WINING THE KEYS / You Only Need to Dump the Good Ones!

By Steve Calderwood

 

Decanting – it’s simple in concept but something that freaks everyone out. When you’re at a restaurant, when should you ask for your wine to be decanted? It may not be for the reasons you think.

First of all, there are two reasons to decant a wine. The first is to let young wines aerate and the second is to separate old wines from their sediment.

Let’s take a look at the first reason – aeration. What kind of wines do you want to aerate? For the most part, it’s the young: tannic reds – cabernets, nebbiolos, merlots, syrahs and the like — that are tightly wound. Aeration will allow these wines to soften and open up. Now, if you’re lucky enough to be at a restaurant and ordering a nice, expensive young cabernet and the server asks if you’d like the bottle opened now so it can breathe, immediately reach for his collar, pull his head toward yours and gently, yet sternly, slap both cheeks.

Opening a bottle doesn’t aerate anything. That little opening on the neck of the bottle and the full level of liquid in it is done specifically to keep air from getting to the wine. You’d have to open it a full day before drinking, for it to have any effect. After gently, yet sternly, reprimanding your server, tell him/her to go and get a decanter to properly aerate the wine. If he says that they don’t have any decanters, quickly stand up and get the hell out of that restaurant. If they don’t have decanters, they don’t care about their wines and they’re probably going to be pouring it into those damn Libby glasses anyway.

Now if they do have decanters, yes, you do want it decanted as soon as possible. It’s best to have about an hour in the decanter to get the full effect. Also, when the wine is decanted, pour it so that the wine runs down the side of the decanter, not straight down so that it splashes to the bottom.

As I stated before, the second reason to decant is to separate sediment from the juice in old wines. How old is old? The general rule is more than ten years but the true indicator is the amount of sediment in the bottle. What that sediment is is the tannins that have fallen out of the emulsion over the years. These wines generally don’t need to be aerated; age has taken care of softening of the wine. So you don’t want these wines decanted until you’re ready to drink them.

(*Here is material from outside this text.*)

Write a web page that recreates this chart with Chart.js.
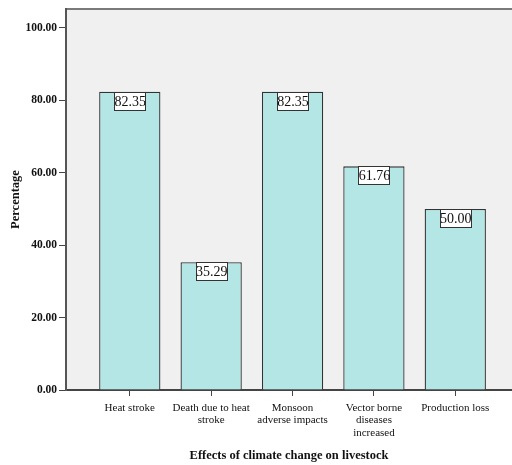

In the best of all possible worlds, you want to have had the bottle standing upright for about two days to get the sediment to gather at the bottom of the bottle. You then want to slowly pour the wine into the decanter right up until the sediment comes to the neck of the bottle. This will leave a little wine in the bottle, but you can go ahead and slurp that down when no one is looking and spit out the crunchy bits (at least, that’s what I do)!

So those are the ins and outs of decanting. But there is one other time when decanting becomes useful – cork breakage. If a cork goes bad in a bottle and breaks when you’re removing it, all is not lost. Gently push in the last bit of cork and grab your decanter and a stainless steel strainer. Do not use a coffee filter; it will destroy the wine. Wine is an emulsion and coffee filters are designed to extract all impurities. However, it’s those impurities that give the wine its flavor, not to mention the fact that coffee filters are full of dirt.